**WORK REQUIRED**. Below are the records. Gather each line that holds "diagram".

**RECORDS SUPPLIED**.
►

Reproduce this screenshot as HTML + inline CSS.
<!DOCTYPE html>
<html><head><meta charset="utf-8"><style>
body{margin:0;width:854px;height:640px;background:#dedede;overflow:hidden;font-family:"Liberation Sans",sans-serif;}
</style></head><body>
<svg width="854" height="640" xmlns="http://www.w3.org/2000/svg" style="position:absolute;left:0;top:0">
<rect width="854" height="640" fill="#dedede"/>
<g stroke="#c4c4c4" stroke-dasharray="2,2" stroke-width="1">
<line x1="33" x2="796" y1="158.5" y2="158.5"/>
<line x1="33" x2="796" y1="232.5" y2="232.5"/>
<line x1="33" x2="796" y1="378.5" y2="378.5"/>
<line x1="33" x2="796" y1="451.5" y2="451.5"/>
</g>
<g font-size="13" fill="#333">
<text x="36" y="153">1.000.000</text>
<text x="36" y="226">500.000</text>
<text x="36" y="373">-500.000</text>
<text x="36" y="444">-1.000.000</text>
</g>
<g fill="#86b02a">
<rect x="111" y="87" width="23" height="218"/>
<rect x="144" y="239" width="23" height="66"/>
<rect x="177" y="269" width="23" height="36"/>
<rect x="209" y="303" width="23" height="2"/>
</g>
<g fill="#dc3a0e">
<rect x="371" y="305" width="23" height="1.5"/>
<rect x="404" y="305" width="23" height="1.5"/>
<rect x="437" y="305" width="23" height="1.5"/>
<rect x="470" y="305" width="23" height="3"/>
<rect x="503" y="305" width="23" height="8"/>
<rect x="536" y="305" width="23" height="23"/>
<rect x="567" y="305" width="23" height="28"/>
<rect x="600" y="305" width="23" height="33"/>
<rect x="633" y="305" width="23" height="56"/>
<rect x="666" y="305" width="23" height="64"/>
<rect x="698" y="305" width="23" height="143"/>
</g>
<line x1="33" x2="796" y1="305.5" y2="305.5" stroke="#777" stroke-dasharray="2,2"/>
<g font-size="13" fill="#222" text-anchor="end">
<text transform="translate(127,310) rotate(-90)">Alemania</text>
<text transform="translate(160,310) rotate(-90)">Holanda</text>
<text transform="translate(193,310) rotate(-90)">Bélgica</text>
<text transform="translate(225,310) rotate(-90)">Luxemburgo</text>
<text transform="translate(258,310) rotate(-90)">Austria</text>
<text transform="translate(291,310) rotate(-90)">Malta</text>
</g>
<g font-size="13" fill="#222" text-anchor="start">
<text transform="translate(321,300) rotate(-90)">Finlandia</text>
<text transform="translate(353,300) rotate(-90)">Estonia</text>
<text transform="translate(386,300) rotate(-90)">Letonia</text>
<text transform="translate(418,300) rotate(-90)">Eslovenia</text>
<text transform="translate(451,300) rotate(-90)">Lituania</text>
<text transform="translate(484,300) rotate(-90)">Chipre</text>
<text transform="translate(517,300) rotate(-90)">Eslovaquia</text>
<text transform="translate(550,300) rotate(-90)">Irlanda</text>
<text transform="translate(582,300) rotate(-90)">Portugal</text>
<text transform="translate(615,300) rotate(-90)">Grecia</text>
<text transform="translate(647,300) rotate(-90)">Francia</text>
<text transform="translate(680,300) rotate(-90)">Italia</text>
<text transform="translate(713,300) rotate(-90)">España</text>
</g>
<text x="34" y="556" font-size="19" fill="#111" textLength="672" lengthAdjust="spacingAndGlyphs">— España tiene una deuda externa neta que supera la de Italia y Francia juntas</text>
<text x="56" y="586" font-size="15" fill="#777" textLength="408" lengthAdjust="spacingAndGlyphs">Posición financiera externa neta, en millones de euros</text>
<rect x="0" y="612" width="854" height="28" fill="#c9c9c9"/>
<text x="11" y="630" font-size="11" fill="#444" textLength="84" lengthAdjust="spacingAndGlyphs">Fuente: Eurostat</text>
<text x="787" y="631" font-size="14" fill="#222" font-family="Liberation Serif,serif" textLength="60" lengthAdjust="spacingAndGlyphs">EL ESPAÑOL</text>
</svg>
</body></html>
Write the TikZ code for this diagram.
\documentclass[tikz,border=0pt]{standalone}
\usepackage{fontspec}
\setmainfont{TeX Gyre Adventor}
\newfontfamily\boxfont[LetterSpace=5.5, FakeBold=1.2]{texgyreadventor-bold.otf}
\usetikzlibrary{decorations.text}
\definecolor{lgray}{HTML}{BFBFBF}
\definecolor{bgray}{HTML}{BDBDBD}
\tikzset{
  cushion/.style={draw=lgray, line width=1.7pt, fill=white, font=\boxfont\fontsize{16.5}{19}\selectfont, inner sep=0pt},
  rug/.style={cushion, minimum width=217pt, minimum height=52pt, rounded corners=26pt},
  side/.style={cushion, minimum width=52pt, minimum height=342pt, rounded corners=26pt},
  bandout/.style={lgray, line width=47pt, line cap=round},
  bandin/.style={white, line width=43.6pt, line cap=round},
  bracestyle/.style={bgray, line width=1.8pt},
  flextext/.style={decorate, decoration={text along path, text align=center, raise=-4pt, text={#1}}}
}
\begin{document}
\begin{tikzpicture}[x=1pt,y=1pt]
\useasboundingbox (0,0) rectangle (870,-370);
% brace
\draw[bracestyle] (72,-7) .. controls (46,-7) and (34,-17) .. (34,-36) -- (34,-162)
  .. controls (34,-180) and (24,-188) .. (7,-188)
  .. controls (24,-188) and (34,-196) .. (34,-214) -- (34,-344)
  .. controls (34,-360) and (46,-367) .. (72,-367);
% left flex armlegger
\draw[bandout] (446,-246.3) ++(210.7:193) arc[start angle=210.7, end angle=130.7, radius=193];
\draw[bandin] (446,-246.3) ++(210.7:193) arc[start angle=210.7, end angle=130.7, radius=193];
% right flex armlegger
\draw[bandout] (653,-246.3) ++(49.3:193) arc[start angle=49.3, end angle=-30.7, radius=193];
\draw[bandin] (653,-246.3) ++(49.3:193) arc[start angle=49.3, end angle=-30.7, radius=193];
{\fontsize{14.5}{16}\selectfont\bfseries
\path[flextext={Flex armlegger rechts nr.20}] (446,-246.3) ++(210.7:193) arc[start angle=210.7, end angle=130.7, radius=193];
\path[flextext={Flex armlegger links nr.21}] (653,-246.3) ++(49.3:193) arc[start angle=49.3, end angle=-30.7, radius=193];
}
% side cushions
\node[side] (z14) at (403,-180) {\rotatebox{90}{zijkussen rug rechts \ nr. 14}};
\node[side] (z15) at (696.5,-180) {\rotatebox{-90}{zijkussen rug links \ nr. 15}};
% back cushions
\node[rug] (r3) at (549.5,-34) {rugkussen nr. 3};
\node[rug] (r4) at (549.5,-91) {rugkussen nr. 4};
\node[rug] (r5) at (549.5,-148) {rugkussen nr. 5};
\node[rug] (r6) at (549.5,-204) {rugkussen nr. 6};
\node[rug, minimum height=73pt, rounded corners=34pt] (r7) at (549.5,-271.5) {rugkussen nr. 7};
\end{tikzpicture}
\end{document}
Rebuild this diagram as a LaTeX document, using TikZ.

◄

**ANSWER IN FULL**.
Write the TikZ code for this diagram.
Rebuild this diagram as a LaTeX document, using TikZ.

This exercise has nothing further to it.